The day-to-day life of a Christian is characterized by this struggle to stop all activity that is displeasing to God. This can be difficult and even discouraging. St. Gregory, realizing this reality, also adds these words of encouragement:
May none of you, brethren, be annoyed when you hear us announcing, in unadulterated form, the good and acceptable and perfect will of God, nor be vexed because you think these precepts are unattainable. Bear in mind, firstly, that the kingdom of heaven is subject to violence, and the violent take it by force. Listen to Peter, the Leader of the Christ’s Apostles, who says, “Christ also suffered for us, leaving us an example, that we should follow his steps (1Pet. 2:21).” Then you should consider the fact that when someone really learns how much he owes the Master, and is unable to repay in full, he modestly offers as much as he can and freely chooses to. As for the remaining debt, he humbles himself before the Lord and, attracting His compassion through his humility, he makes up for the shortfall.
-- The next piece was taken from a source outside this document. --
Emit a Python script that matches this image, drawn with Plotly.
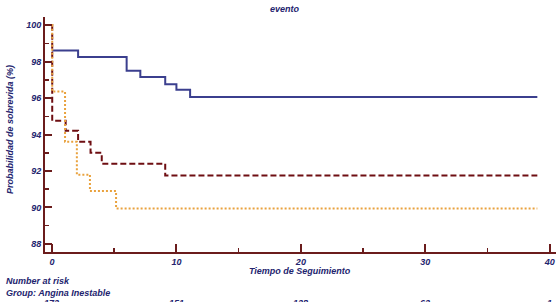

On September 14th, the Church gathers before the Cross of Christ and lifts it high, remembering that through our Lord’s willing sacrifice on this tree, we once again have access to the Paradise of old. We bow ourselves before the Cross of Christ to be reminded of the love of Jesus, the only true God become Man, has for us. During this season of life and renewal, let us also remember that the Cross symbolizes a way of life, the only truly authentic Christian way of living: the way of the Cross. Having this in mind, let us earnestly renew our own commitment to deny ourselves, that is the passions, and in every way possible, to align our wills with God’s and follow in the footsteps of our Lord Jesus.